= Hans Müller (director) =

German film and television director (1909–1977)

Hans Müller (1909-1977) was a German film and television director.

Following a documentary about his hometown Lüdenscheid and recordings for the newsreel, Müller went to Berlin in 1933 and worked at the UFA as an assistant director in over a dozen films, including under the directors Werner Hochbaum and Arthur Maria Rabenalt.

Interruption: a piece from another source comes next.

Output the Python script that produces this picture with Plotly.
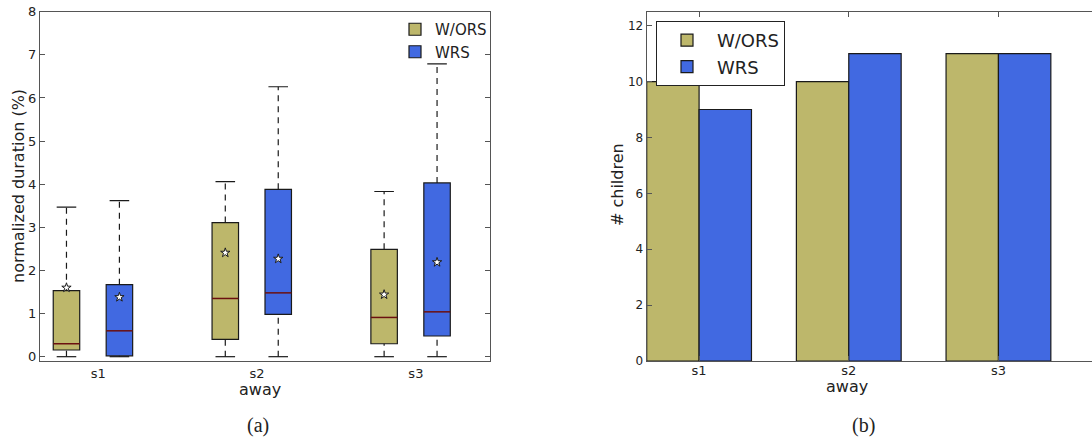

In 1944, his first self-directed film, Turmoil of the Hearts, was released by the UFA subsidiary Terra-Filmkunst, starring Lotte Koch, Rudolf Prack and OE Hasse . After the end of the Second World War, when the Berlin studios were largely destroyed, he shot the film And One Day We Will Find Ourselves Again at Altena Castle with Käthe Haack, Paul Dahlke and Lutz Moik, among others.

==Selected filmography==
- Aufruhr der Herzen (1944)
- And If We Should Meet Again (1947)
- 1-2-3 Corona (1948)
- The Girl from the South Seas (1950)
- Bürgermeister Anna (1950)
- Harbour Melody (1950)
- Poison in the Zoo (1952)
- Shooting Stars (1952)
- Carola Lamberti – Eine vom Zirkus (1954)
- The Czar and the Carpenter (1956)
- Triplets on Board (1959)
- Spedition Marcus (1968, TV series)
- Die Kramer (1969, TV series)
- Butler Parker (1972, TV series, 8 episodes)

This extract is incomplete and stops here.